Part of protecting public media involves expanding its reach, Brown argues. That means both fostering the next generation of C-suite leaders and telling stories that reflect the communities public media is supposed to serve. It was those kinds of stories from Maryland Public Television that first attracted Nikki Jones, a boot camp fellow and VP of change management and transformation at NPR, to public media. Growing up in Baltimore, she watched 3-2-1 Contact and Julia Child, and she recalls MPT’s in-depth reporting on city schools.

When she left her job at SiriusXM to join NPR in 2019, Jones accepted the position because of the mission. But she was shocked at the “sparse” level of diversity at the public radio organization’s headquarters.

“When I think of public media, I think of the mission to serve the public news that affects them, news that touches them,” she said. “It was a surprise to not see that diversity in leadership and in NPR when I started.”

Hyman

Despite the shortcomings of public media’s workforce, some cohorts said they were able to find supportive mentors even before joining the boot camp. Aishah Rashied Hyman was transitioning from the role of SVP of membership and business development at WABE in Atlanta to senior VP of development at KERA in Dallas. She found fellow Black women she could look up to, like WABE Director of Donor Relations Stacey Wiggins, as well as white male colleagues, like Bob Olive, former COO at Georgia Public Broadcasting.

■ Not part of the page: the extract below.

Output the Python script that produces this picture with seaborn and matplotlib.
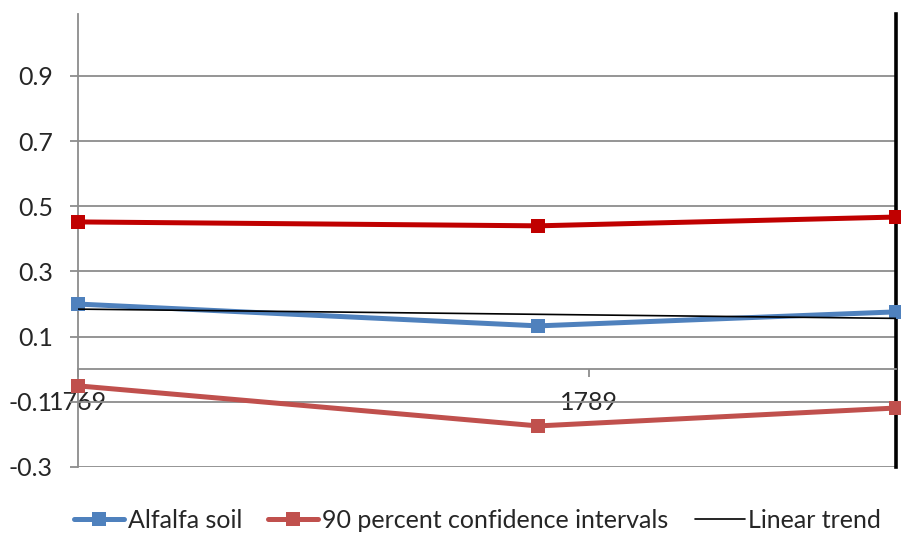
import numpy as np
import pandas as pd
import seaborn as sns
import matplotlib.pyplot as plt
from matplotlib.lines import Line2D

# Series values
years = [1769, 1787, 1801]
alfalfa_soil = [0.200, 0.133, 0.176]
ci_upper = [0.452, 0.440, 0.467]
ci_lower = [-0.051, -0.174, -0.119]

y_ticks = [-0.3, -0.1, 0.1, 0.3, 0.5, 0.7, 0.9]
y_tick_labels = ["-0.3", "-0.1", "0.1", "0.3", "0.5", "0.7", "0.9"]
x_ticks = [1769, 1789]
x_tick_labels = ["1769", "1789"]

sns.set_style("white")
plt.rcParams["font.family"] = ["Lato", "DejaVu Sans"]

BLUE = "#4F81BD"
RED_DARK = "#C00000"
RED = "#C0504D"
GRID = "#8C8C8C"

fig = plt.figure(figsize=(9.01, 5.34), dpi=100)
ax = fig.add_axes([78 / 901, 1 - 467 / 534, (896 - 78) / 901, (467 - 14) / 534])

df = pd.DataFrame({"year": years, "alfalfa": alfalfa_soil,
                   "upper": ci_upper, "lower": ci_lower})

# Least-squares trend of the alfalfa series
slope, intercept = np.polyfit(years, alfalfa_soil, 1)
trend_x = [years[0], years[-1]]
trend_y = list(np.polyval([slope, intercept], trend_x))

line_kw = dict(marker="s", markersize=10, markeredgewidth=0, linewidth=3.6,
               clip_on=False, ax=ax)
sns.lineplot(data=df, x="year", y="upper", color=RED_DARK, zorder=3, **line_kw)
sns.lineplot(data=df, x="year", y="lower", color=RED, zorder=3, **line_kw)
sns.lineplot(data=df, x="year", y="alfalfa", color=BLUE, zorder=3, **line_kw)
sns.lineplot(x=trend_x, y=trend_y, color="black", linewidth=1.2, zorder=4, ax=ax)

ax.set_xlim(1769, 1801)
ax.set_ylim(-0.3, 1.09)
ax.set_xlabel("")
ax.set_ylabel("")

ax.set_yticks(y_ticks)
ax.set_yticklabels(y_tick_labels)
ax.set_xticks(x_ticks)
ax.set_xticklabels(x_tick_labels)

ax.yaxis.grid(True, color=GRID, linewidth=1.3)
ax.xaxis.grid(False)
ax.set_axisbelow(True)

ax.spines["top"].set_visible(False)
ax.spines["left"].set_color(GRID)
ax.spines["left"].set_linewidth(1.3)
ax.spines["bottom"].set_position(("data", 0))
ax.spines["bottom"].set_color(GRID)
ax.spines["bottom"].set_linewidth(1.3)
ax.spines["right"].set_color("black")
ax.spines["right"].set_linewidth(2.6)

ax.tick_params(axis="y", direction="out", length=6, width=1.3, color=GRID,
               labelsize=18, pad=12, left=True)
ax.tick_params(axis="x", direction="out", length=6, width=1.3, color=GRID,
               labelsize=18, pad=10, bottom=True)

handles = [
    Line2D([], [], color=BLUE, marker="s", markersize=10, markeredgewidth=0, linewidth=3.6),
    Line2D([], [], color=RED, marker="s", markersize=10, markeredgewidth=0, linewidth=3.6),
    Line2D([], [], color="black", linewidth=1.2),
]
labels = ["Alfalfa soil", "90 percent confidence intervals", "Linear trend"]
ax.get_legend() and ax.get_legend().remove()
fig.legend(handles, labels, loc="center", bbox_to_anchor=(0.53, 0.026), ncol=3,
           frameon=False, fontsize=18, handlelength=2.0, handletextpad=0.15,
           columnspacing=1.05, borderaxespad=0)

fig.savefig("out.png", dpi=100)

It was Olive who encouraged Rashied Hyman to express her identity as both a Black and Muslim woman, she said. That comfort in expressing herself at work has been a long journey, but one that the boot camp has helped her evaluate, she said.

“[The boot camp] really encouraged me to be braver about it, because I think I’ve been brave, I’ve been bold,” she said. “But there’s even more bravery and boldness in me that I just had. I think I was just holding back.”